After the first reply was posted I realized that I forgot to mention that I want to create those threads only once, and not recreate them for each multiplication step.


Solution

  • I would suggest using condition_variable.

    Algorithm would be something like this:

    1. Split the matrix in N parts for N threads.

    2. Each thread calculates the necessary resulting sub matrix for a single multiplication.

    3. Then it increments an atomic threads_finished counter using fetch_add and waits on a shared condition variable.
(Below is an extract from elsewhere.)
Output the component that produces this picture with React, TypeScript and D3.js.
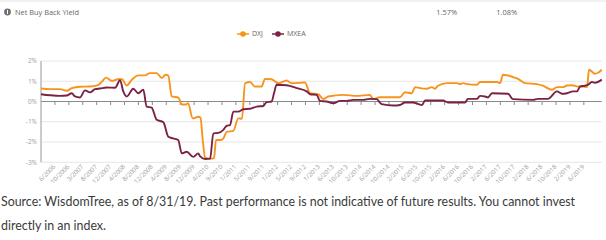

    4. Last thread that finishes (fetch_add()+1 == thread count), notifies all threads, that they can now continue processing.

    5. Profit.

    Edit: Here is and example how to stop threads:

    #include <iostream>
    #include <thread>
    #include <mutex>
    #include <condition_variable>
    #include <vector>
    #include <algorithm>
    #include <atomic>
    
    void sync_threads(std::condition_variable & cv, std::mutex & mut, std::vector<int> & threads, const int idx) {
        std::unique_lock<std::mutex> lock(mut);
        threads[idx] = 1; 
        if(std::find(threads.begin(),threads.end(),0) == threads.end()) {
            for(auto & i: threads)
                i = 0;
            cv.notify_all();
        } else {
            while(threads[idx])
                cv.wait(lock);
        }
    }
    
    int main(){
    
        std::vector<std::thread> threads;
    
        std::mutex mut;
        std::condition_variable cv;
    
        int max_threads = 10;
        std::vector<int> thread_wait(max_threads,0);
    
        for(int i = 0; i < max_threads; i++) {
            threads.emplace_back([&,i](){
                    std::cout << "Thread "+ std::to_string(i)+" started\n";
                    sync_threads(cv,mut,thread_wait,i);
                    std::cout << "Continuing thread " + std::to_string(i) + "\n";
                    sync_threads(cv,mut,thread_wait,i);
                    std::cout << "Continuing thread for second time " + std::to_string(i) + "\n";
    
                });
        }
    
        for(auto & i: threads)
            i.join();
    }
    

    The interesting part is here:

    void sync_threads(std::condition_variable & cv, std::mutex & mut, std::vector<int> & threads, const int idx) {
        std::unique_lock<std::mutex> lock(mut); // Lock because we want to modify cv
        threads[idx] = 1; // Set my idx to 1, so we know we are sleeping
        if(std::find(threads.begin(),threads.end(),0) == threads.end()) {
            // I'm the last thread, wake up everyone
            for(auto & i: threads)
                i = 0;
            cv.notify_all();
        } else { //I'm not the last thread - sleep until all are finished
            while(threads[idx]) // In loop so, if we wake up unexpectedly, we go back to sleep. (Thanks for pointing that out Yakk)
                cv.wait(lock);
        }
    }